** Begin PROVIDED MATERIAL **
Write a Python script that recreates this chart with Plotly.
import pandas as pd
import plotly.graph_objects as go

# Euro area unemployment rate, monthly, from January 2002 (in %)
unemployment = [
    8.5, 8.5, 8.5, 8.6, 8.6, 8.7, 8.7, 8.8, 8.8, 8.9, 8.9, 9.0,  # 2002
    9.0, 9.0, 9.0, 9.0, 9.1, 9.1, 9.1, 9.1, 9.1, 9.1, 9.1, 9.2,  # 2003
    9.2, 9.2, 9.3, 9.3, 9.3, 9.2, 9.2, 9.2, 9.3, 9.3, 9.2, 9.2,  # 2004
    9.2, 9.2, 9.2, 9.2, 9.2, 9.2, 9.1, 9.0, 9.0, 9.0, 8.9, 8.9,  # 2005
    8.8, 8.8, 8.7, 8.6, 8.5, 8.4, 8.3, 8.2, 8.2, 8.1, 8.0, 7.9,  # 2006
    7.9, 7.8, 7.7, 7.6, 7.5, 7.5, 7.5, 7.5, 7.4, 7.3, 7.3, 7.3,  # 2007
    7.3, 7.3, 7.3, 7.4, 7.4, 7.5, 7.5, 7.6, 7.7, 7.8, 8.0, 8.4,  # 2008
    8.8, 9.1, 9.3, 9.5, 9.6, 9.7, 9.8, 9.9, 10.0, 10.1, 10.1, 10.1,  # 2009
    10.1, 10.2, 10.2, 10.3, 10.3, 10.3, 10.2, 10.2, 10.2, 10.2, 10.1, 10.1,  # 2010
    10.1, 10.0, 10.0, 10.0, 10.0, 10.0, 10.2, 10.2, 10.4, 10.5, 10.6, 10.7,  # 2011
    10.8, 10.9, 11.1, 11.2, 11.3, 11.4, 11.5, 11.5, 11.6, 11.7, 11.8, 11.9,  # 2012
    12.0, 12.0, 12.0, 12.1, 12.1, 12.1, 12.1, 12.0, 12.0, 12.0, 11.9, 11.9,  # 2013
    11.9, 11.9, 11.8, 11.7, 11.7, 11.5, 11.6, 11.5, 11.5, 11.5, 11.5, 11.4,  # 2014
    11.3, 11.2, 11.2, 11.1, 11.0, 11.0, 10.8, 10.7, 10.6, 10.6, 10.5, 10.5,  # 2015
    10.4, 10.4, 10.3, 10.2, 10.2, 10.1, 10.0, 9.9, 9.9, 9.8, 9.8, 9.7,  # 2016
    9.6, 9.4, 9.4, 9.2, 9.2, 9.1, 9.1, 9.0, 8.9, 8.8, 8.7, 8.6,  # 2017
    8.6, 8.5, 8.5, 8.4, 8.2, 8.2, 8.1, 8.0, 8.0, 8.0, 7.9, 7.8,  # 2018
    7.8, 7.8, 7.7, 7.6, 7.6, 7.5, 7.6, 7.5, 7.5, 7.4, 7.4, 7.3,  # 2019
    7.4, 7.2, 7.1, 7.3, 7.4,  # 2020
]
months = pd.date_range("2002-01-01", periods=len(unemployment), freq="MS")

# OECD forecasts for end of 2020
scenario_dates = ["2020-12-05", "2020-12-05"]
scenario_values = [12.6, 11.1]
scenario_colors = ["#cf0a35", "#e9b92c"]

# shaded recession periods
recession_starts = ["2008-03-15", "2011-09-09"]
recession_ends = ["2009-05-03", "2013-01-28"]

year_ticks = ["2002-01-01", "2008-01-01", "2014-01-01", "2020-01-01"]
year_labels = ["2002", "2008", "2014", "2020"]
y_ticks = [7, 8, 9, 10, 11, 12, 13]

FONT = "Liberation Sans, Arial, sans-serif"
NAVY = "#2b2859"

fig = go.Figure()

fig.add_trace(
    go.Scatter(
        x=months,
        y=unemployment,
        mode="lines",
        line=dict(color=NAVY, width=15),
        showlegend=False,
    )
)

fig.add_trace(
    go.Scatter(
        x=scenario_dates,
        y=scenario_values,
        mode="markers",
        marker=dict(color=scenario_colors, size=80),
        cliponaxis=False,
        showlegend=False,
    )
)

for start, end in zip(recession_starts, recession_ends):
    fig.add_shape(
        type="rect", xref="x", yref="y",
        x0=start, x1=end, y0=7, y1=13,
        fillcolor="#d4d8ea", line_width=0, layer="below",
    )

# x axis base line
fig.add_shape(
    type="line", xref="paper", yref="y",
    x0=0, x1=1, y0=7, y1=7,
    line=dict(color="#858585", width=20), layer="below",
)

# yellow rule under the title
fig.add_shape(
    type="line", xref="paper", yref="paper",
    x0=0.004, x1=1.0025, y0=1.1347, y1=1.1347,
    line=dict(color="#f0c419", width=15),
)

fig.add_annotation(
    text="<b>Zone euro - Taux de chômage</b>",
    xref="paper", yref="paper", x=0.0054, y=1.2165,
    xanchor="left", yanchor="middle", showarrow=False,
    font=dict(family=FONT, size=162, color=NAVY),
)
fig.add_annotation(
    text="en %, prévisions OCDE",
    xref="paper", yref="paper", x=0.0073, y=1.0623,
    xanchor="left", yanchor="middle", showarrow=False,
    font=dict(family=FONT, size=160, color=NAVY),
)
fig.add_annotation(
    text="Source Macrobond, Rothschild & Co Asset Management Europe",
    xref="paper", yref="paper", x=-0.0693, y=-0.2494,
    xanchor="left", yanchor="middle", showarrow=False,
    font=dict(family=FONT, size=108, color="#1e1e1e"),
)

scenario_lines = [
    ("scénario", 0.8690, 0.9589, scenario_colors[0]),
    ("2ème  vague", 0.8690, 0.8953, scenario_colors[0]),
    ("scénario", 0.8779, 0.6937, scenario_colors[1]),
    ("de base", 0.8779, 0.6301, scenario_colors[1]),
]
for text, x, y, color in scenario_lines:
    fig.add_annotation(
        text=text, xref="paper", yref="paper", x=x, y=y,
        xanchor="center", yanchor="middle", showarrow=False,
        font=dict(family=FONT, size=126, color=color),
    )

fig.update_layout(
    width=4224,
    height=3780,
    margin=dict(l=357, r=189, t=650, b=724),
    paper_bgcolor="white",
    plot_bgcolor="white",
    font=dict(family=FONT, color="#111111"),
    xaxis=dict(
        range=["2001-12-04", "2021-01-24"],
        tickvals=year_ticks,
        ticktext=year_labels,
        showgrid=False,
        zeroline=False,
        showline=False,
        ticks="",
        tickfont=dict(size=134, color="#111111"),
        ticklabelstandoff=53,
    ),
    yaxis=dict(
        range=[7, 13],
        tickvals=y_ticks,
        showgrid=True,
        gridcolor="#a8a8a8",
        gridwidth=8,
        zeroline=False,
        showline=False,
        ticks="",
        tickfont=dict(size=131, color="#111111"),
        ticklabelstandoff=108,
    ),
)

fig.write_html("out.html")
** End PROVIDED MATERIAL **
** Begin PROVIDED MATERIAL **
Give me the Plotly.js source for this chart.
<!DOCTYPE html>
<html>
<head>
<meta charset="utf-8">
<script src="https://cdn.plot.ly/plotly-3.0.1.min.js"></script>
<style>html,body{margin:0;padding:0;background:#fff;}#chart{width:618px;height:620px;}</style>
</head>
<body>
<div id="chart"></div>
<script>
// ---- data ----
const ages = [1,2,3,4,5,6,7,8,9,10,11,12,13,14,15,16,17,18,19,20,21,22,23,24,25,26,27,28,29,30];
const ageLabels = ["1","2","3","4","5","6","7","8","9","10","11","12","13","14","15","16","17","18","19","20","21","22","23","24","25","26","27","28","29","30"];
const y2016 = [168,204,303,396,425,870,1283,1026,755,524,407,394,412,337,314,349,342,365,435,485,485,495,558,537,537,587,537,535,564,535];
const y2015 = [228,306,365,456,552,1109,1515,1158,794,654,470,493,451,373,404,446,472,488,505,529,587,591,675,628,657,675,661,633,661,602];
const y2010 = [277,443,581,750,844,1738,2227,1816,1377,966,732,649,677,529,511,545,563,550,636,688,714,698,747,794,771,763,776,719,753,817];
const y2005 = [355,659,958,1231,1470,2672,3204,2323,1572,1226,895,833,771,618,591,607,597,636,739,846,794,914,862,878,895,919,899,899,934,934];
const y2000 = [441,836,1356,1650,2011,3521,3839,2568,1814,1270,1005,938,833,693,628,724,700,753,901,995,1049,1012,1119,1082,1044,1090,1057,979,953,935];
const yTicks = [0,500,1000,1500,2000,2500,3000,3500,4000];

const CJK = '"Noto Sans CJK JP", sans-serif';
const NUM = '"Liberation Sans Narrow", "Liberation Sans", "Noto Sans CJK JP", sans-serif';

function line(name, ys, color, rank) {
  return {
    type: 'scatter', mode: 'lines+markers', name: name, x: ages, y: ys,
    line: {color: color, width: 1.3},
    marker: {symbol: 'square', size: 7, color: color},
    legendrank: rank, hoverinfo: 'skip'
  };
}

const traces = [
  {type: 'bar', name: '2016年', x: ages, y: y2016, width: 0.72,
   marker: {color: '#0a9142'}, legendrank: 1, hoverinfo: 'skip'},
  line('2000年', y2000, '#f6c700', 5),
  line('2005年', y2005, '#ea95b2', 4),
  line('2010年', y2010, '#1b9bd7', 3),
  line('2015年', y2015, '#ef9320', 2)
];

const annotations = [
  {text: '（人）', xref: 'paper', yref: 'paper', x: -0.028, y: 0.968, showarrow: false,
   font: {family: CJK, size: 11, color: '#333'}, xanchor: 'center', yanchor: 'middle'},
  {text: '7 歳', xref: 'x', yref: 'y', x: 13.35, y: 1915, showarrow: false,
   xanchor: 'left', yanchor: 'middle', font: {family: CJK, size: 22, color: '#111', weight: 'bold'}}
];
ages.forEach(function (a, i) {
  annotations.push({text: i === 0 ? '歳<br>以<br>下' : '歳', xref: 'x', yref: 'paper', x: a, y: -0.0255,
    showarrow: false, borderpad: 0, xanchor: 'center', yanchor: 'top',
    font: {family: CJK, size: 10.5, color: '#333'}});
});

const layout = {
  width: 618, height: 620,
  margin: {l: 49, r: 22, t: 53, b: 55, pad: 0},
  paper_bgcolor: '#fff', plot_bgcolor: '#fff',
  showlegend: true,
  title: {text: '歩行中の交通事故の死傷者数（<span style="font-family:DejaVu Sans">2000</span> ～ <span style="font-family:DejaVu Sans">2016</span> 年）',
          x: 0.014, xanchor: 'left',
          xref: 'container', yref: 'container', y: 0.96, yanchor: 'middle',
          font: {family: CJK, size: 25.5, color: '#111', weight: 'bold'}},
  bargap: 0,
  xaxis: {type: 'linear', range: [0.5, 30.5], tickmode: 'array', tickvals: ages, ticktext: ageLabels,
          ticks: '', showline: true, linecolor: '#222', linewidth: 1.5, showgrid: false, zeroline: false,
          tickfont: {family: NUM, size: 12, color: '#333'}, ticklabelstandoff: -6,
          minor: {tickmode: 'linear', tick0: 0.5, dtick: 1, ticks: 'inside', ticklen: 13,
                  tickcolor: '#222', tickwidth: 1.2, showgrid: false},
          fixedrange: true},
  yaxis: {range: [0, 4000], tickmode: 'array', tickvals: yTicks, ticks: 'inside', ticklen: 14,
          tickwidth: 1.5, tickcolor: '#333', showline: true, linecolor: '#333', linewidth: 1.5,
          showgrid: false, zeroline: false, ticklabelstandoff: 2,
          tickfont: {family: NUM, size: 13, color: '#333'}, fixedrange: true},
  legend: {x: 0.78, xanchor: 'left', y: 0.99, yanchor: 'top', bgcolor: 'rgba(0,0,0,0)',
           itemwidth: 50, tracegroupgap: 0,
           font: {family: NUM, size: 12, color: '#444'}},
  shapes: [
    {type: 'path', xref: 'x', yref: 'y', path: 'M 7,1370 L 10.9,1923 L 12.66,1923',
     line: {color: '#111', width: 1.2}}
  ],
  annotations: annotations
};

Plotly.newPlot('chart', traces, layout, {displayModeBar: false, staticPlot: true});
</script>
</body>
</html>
** End PROVIDED MATERIAL **
** Begin PROVIDED MATERIAL **
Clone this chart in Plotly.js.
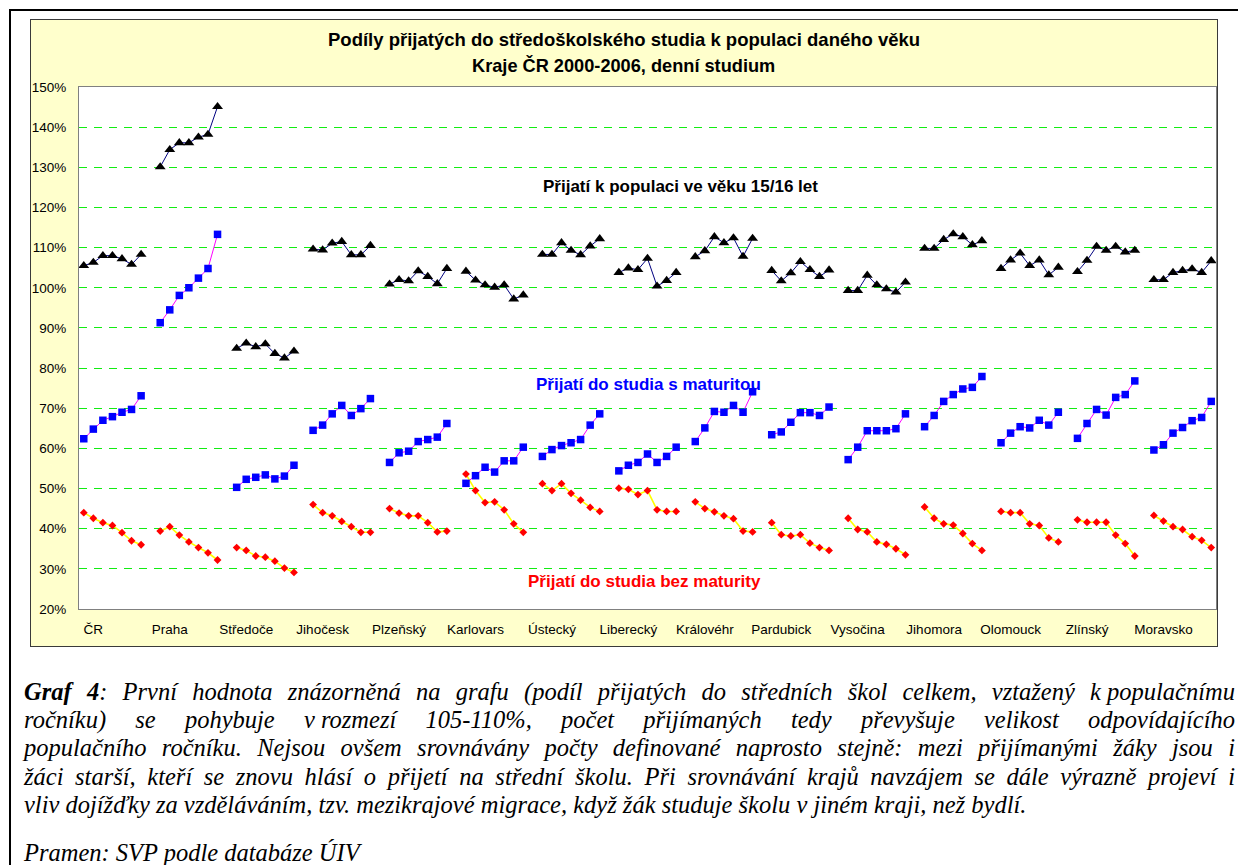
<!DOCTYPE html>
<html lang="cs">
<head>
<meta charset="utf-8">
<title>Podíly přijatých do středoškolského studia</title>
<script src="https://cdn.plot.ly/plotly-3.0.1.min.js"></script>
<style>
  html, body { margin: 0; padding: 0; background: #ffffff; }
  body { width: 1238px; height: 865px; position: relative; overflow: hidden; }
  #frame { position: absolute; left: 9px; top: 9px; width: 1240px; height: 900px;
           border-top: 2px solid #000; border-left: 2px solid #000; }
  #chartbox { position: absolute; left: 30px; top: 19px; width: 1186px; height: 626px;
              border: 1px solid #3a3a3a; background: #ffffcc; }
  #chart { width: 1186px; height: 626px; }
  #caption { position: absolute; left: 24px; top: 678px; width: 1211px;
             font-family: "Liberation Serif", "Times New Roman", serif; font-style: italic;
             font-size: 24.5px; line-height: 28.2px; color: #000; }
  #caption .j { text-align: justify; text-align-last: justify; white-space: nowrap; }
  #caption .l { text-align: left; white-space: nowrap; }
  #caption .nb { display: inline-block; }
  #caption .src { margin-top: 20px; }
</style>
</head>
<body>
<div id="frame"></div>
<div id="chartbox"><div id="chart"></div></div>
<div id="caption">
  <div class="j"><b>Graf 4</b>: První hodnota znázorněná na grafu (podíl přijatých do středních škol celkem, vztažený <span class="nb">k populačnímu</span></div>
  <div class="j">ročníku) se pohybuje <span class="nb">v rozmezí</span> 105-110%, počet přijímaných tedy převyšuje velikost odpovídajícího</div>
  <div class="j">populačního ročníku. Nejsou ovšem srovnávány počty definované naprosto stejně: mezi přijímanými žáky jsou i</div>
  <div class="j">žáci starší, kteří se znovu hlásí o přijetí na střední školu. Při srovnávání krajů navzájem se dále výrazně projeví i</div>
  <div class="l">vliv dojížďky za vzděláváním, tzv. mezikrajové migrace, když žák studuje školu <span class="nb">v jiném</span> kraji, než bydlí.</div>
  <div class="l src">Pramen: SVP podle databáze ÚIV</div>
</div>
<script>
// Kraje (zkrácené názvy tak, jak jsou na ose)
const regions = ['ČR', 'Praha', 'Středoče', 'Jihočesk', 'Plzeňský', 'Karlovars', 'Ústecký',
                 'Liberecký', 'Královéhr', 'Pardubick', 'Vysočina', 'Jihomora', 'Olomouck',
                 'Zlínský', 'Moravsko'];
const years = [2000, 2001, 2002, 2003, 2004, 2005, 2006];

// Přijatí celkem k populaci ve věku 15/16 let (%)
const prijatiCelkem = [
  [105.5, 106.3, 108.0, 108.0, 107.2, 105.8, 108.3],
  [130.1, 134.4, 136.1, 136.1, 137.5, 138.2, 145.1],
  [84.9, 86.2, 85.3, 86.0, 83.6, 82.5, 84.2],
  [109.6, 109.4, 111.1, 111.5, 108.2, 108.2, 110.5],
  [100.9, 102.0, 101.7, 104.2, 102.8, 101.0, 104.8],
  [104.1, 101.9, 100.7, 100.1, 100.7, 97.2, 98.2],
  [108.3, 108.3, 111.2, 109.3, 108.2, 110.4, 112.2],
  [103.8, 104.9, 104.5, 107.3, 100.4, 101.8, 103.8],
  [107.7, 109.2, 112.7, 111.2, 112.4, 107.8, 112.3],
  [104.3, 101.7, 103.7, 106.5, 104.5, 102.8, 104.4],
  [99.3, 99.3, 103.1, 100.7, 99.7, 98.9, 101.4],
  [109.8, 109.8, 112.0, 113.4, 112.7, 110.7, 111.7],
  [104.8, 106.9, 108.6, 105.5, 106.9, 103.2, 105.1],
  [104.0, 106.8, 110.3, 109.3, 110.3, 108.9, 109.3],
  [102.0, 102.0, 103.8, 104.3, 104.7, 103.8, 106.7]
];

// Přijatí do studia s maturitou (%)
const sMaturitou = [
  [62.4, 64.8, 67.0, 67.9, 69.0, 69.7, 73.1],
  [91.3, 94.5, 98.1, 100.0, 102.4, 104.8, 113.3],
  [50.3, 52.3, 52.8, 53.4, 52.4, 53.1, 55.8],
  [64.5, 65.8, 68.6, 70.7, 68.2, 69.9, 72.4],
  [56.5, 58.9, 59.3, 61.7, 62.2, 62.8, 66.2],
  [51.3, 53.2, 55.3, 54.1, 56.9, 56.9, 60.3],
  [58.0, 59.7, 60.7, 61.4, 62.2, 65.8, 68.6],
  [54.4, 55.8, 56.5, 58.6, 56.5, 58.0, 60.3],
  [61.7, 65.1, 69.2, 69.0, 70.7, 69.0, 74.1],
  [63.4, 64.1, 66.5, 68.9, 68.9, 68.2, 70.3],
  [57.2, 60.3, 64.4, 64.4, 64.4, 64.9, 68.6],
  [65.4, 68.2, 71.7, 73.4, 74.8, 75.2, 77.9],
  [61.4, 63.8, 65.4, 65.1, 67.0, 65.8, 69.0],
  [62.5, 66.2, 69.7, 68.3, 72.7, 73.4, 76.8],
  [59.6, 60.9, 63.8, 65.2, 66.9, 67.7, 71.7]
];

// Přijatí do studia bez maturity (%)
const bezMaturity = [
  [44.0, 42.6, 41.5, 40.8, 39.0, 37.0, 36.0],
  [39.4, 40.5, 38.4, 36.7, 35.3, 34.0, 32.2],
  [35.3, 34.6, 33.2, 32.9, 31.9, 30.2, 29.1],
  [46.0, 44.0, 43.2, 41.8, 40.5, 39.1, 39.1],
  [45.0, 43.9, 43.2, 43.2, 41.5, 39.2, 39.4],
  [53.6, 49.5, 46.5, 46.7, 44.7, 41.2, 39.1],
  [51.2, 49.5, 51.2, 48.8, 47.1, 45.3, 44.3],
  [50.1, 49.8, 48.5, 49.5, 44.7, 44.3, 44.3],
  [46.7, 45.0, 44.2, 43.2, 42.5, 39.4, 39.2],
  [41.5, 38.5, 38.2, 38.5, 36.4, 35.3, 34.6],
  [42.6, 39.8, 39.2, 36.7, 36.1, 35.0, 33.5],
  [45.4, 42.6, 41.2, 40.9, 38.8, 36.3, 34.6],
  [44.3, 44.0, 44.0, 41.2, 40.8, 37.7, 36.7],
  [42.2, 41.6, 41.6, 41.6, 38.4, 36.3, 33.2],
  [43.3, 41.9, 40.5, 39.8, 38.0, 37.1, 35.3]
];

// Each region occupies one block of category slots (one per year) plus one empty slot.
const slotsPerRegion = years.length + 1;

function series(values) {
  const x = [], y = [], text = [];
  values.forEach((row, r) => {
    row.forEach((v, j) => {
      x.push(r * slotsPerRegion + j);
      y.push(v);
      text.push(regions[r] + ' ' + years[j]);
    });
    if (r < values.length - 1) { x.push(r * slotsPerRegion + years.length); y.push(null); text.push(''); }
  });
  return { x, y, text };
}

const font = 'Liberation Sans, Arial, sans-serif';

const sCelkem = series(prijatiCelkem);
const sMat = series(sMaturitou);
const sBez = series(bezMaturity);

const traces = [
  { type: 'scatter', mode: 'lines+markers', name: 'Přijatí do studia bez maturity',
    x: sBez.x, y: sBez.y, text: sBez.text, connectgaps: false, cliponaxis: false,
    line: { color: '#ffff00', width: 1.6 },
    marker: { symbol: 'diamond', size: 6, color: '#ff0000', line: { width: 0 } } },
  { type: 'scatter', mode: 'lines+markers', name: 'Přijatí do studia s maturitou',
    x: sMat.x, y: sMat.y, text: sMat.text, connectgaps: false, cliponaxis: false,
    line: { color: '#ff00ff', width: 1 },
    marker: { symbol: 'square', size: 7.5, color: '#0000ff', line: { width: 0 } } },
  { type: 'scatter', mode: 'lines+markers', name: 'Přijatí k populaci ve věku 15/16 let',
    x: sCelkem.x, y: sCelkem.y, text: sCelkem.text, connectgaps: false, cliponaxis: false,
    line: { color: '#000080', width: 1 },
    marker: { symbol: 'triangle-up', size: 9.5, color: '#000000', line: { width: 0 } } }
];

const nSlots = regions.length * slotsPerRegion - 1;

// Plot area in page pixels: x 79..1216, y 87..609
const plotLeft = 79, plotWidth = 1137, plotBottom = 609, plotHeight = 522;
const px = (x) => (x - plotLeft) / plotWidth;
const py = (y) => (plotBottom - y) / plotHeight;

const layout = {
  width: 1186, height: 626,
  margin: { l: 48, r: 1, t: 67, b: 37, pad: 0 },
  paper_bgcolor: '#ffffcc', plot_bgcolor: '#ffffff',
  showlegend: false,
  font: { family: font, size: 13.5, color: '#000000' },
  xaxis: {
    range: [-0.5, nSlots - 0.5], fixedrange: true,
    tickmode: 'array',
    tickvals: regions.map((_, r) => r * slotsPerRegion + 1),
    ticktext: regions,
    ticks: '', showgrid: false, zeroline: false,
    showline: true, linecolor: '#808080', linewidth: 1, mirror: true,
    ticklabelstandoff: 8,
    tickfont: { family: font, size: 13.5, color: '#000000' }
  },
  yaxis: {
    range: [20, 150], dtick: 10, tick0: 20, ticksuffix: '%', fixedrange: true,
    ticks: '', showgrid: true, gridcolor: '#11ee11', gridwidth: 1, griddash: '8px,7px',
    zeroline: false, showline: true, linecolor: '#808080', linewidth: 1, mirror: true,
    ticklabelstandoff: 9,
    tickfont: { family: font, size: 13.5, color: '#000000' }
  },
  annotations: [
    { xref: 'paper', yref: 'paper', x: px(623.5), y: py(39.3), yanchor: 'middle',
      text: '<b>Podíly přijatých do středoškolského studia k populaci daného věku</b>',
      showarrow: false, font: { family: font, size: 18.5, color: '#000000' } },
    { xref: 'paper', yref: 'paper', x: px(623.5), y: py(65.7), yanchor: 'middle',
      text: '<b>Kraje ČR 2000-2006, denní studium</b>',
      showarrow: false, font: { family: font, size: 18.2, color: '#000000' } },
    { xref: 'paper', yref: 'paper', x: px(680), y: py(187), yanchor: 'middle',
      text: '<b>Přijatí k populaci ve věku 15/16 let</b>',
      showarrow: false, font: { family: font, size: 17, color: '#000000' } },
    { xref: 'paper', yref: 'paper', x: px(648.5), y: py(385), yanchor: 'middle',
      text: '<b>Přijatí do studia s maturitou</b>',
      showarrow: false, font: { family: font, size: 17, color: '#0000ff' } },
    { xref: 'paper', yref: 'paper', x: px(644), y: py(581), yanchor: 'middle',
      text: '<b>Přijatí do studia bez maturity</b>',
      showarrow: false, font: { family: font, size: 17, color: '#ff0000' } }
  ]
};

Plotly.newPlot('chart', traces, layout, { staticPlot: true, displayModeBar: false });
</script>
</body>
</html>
** End PROVIDED MATERIAL **
■ **PROBLEM TO SOLVE**:
The lines to return run from the one containing "Write a Python" down to the one containing "import plotly.graph_objects as go"; give them exactly, both included, and no others.

■ **REPLY**:
Write a Python script that recreates this chart with Plotly.
import pandas as pd
import plotly.graph_objects as go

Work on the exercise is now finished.